An exploration of the influence on artists and surgeons of the facial injuries suffered during the First World War. The exhibition brings together collections of historical objects and artworks from the last hundred years, including works by the artist Wyndham Lewis and specially commissioned works by the 1914FACES2014 artist in residence Paddy Hartley.
The unprecedented numbers of facial injuries in 1914-18 led to both innovations in surgical practice and to a permanently changed understanding of the face. Just as artistic practice fed into surgical practice (through sculptors working as mask-makers), so the radically new forms of surgery developed at this time changed the context in which artists represented the face.
The exhibition looks at the unique historical situation of the facially injured soldiers of the First World War, the complex question of their reintegration into society and the long-term cultural legacy of that situation.

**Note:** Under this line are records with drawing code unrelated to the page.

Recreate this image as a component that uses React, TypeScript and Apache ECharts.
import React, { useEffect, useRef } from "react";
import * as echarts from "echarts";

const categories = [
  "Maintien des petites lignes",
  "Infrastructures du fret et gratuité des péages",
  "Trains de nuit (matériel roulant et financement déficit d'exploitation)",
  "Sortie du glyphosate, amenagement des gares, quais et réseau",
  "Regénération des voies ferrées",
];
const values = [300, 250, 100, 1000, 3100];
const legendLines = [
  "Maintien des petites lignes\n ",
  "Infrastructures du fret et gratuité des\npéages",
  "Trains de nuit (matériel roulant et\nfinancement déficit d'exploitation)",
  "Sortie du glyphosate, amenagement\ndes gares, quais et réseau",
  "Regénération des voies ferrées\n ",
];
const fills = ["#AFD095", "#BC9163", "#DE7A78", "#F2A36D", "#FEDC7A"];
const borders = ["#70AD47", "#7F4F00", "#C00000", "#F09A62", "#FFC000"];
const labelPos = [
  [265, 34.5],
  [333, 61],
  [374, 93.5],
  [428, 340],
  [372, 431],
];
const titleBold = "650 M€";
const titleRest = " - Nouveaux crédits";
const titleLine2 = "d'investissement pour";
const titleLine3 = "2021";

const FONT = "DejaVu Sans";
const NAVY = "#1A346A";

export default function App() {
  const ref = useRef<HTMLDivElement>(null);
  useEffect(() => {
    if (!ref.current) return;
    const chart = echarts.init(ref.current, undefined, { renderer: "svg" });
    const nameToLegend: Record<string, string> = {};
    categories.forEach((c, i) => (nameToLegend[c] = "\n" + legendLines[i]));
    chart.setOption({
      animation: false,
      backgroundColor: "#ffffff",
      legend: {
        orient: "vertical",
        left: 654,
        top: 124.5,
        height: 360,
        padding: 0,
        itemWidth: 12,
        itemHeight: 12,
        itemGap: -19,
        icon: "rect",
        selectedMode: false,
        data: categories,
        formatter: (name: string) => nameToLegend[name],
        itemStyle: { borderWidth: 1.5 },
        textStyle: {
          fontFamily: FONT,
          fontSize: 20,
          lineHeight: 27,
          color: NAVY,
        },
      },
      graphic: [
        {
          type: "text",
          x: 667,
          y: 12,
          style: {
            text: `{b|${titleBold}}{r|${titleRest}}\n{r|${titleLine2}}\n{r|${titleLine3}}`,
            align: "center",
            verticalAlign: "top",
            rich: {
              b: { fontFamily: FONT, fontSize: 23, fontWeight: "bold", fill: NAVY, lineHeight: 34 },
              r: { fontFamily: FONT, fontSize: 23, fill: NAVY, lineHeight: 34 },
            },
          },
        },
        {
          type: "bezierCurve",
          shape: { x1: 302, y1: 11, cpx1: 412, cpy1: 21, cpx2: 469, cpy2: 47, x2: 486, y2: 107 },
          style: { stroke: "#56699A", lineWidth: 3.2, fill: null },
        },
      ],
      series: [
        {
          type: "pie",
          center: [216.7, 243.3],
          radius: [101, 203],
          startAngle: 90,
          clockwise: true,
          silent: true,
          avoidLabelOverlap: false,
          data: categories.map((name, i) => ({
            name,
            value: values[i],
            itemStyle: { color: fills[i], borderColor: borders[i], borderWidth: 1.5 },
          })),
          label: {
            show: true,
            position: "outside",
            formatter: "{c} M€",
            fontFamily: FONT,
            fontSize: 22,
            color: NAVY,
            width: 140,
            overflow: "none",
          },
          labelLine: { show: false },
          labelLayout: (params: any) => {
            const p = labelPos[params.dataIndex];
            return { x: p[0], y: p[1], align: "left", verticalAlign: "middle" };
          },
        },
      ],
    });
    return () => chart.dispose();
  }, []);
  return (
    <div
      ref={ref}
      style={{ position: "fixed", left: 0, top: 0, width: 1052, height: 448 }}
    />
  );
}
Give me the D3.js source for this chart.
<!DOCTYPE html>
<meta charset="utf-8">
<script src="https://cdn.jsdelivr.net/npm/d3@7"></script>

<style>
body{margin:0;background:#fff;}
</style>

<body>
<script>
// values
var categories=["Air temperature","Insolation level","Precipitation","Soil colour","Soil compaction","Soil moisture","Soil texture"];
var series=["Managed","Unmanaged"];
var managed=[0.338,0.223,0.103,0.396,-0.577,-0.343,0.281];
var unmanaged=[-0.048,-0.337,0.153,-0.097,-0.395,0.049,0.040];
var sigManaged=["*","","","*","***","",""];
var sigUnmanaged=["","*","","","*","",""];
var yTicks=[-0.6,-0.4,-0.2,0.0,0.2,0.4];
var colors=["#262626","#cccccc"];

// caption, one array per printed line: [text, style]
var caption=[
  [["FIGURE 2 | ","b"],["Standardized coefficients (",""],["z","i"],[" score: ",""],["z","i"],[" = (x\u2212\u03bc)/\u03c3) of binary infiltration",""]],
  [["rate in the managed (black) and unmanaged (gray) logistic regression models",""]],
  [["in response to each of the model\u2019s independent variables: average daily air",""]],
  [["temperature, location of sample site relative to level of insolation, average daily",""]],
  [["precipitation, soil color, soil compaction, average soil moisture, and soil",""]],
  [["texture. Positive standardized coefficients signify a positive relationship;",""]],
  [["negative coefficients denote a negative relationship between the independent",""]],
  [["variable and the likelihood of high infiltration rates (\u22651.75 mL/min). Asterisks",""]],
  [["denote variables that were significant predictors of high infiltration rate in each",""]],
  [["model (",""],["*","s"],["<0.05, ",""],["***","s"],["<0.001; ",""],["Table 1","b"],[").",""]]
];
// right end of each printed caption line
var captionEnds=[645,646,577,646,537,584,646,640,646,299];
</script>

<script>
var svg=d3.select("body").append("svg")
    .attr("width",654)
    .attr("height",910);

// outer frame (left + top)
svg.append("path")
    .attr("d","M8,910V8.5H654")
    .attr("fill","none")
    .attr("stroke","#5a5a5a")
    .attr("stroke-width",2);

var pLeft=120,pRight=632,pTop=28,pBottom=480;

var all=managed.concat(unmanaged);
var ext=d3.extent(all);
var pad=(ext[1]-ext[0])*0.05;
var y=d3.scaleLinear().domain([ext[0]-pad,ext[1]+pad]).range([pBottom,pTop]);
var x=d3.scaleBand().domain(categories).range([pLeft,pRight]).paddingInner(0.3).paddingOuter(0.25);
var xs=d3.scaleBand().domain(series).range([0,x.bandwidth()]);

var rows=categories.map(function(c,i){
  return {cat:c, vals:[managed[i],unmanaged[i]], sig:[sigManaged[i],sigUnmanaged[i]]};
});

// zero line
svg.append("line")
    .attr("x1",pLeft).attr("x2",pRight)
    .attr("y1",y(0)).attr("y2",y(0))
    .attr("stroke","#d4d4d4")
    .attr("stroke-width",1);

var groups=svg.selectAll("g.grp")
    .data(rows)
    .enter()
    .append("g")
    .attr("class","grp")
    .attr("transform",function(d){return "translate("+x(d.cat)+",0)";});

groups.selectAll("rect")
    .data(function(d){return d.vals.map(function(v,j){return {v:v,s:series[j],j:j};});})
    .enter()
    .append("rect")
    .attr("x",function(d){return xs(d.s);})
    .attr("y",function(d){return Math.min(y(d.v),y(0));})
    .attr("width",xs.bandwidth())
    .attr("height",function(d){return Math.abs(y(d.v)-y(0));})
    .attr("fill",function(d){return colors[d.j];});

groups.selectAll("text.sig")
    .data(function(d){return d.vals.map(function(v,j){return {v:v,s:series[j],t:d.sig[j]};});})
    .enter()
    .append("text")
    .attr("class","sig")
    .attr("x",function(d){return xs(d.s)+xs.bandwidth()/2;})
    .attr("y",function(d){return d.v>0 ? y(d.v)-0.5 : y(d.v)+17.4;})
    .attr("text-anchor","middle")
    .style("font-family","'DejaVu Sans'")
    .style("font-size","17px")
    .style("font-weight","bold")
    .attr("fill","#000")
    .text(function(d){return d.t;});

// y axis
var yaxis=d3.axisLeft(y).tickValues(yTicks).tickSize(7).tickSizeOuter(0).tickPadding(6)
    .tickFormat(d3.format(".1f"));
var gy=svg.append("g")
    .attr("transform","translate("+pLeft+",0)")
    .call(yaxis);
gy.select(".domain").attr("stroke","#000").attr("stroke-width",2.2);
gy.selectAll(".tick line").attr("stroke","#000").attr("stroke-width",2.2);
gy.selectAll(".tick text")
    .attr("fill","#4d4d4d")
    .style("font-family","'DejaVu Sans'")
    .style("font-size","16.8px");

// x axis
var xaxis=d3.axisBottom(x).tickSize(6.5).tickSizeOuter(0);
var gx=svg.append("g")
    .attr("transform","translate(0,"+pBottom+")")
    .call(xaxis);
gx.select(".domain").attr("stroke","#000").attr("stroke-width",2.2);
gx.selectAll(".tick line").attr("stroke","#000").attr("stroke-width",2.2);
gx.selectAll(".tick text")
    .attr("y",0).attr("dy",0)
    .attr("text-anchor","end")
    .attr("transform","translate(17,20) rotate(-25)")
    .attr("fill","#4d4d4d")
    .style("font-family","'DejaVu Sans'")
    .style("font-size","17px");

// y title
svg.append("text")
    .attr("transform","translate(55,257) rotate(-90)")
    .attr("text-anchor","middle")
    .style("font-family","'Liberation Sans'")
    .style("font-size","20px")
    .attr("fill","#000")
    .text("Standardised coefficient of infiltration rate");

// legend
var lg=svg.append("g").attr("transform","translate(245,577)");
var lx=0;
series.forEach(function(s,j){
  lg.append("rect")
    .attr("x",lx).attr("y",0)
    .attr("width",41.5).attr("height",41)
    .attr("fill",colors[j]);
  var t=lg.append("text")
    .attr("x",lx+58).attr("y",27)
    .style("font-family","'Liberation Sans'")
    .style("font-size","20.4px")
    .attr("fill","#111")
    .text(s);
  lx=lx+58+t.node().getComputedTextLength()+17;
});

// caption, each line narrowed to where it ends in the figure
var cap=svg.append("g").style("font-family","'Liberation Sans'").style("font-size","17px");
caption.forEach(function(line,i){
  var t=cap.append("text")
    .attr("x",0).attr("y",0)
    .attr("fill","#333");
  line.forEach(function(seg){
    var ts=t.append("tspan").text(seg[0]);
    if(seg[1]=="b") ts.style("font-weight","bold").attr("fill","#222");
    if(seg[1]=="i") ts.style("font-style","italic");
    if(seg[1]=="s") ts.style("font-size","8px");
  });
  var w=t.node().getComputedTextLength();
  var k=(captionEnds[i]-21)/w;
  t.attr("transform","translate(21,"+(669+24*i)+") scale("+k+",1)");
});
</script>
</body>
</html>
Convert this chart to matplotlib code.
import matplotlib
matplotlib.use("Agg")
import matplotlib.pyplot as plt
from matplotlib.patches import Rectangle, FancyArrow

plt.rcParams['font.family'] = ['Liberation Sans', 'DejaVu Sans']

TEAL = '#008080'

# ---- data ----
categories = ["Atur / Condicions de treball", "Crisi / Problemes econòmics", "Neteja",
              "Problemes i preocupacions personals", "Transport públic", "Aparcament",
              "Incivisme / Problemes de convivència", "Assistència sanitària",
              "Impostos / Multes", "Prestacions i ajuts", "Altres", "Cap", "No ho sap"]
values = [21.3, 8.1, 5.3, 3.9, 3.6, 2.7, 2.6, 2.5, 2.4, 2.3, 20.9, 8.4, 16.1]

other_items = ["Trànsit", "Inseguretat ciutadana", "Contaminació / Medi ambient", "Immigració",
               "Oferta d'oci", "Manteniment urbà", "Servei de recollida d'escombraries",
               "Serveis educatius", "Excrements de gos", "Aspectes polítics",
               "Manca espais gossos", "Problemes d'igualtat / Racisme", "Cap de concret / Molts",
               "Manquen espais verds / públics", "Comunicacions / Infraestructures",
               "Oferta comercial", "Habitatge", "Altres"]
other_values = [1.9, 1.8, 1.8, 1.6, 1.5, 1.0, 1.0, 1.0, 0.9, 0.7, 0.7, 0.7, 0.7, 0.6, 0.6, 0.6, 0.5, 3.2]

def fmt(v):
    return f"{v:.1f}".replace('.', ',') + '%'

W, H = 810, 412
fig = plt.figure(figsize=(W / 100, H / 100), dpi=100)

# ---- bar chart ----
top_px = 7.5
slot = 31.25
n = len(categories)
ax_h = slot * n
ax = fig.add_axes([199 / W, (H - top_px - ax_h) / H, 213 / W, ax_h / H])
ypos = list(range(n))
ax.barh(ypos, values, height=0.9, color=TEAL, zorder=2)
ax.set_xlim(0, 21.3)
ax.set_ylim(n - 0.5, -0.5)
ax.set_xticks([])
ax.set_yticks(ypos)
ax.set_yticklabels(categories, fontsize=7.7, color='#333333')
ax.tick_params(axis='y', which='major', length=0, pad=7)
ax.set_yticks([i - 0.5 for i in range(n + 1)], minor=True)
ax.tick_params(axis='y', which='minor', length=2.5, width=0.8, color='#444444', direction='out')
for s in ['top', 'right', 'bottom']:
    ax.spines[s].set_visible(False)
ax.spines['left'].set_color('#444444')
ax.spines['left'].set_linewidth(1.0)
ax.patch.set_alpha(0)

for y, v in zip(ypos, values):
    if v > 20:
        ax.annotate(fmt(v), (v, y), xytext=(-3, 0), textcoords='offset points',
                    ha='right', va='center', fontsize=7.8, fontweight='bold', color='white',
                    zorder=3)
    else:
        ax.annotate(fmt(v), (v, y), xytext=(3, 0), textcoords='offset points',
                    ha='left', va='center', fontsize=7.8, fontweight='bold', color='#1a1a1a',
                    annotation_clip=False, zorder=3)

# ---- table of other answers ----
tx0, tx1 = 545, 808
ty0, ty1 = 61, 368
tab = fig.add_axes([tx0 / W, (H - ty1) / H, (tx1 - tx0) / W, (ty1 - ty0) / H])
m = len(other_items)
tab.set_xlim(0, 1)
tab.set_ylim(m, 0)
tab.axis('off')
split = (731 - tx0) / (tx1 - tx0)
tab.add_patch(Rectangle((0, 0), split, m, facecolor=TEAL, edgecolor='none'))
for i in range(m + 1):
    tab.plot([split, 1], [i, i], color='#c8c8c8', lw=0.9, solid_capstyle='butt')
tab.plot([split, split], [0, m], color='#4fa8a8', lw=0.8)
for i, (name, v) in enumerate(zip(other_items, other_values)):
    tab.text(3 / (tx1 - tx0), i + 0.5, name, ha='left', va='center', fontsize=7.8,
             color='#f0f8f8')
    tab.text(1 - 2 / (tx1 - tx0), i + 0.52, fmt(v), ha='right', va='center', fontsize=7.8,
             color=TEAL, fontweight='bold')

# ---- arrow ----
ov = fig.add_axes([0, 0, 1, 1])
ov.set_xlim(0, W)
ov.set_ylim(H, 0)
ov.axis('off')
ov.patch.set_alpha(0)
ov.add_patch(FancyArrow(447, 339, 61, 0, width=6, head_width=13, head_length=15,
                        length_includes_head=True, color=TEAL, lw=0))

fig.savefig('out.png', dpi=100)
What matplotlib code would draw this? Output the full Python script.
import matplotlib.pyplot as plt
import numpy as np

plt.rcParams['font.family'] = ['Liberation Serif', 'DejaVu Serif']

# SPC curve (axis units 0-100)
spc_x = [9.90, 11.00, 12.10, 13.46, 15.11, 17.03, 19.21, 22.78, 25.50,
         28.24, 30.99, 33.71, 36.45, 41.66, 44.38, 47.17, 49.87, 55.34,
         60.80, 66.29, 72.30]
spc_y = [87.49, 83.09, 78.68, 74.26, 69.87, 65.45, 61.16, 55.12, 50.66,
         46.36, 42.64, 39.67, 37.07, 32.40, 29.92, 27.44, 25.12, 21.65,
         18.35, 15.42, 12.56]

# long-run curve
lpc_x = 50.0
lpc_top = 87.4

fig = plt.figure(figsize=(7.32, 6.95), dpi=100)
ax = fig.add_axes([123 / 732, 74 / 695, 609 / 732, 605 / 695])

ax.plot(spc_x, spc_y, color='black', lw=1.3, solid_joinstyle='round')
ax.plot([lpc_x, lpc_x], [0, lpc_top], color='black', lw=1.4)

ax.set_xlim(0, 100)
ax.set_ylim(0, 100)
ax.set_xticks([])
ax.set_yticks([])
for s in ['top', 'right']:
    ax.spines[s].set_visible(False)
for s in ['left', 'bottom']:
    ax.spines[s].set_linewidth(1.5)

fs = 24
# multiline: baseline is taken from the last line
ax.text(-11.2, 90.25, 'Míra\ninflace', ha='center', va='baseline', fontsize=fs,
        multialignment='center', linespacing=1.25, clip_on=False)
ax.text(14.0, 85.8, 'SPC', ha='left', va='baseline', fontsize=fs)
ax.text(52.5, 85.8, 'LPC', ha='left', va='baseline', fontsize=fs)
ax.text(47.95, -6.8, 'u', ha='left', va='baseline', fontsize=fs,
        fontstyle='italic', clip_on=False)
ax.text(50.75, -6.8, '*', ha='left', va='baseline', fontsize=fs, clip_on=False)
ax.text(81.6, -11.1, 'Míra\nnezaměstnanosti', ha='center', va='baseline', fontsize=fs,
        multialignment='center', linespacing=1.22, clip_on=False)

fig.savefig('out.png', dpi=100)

The exhibition features historical artefacts and archives associated with Sir Harold Gillies’ pioneering surgical work at the Queen’s Hospital, Sidcup, which are on loan from the Royal College of Surgeons and the British Association of Plastic and Reconstructive Surgeons. They are connected to artworks created during and immediately after the First World War (by Wyndham Lewis and George Grosz) and to contemporary work by René Apallec, Eleanor Crook and Paddy Hartley.
Organised in partnership with the University of Exeter, the exhibition arises from the EU INTERREG IV-funded project 1914FACES2014, led by Prof Bernard Devauchelle (Institut Faire Faces) and Prof David Houston Jones (University of Exeter). Paddy Hartley is the 1914FACES2014 artist in residence at the University of Exeter.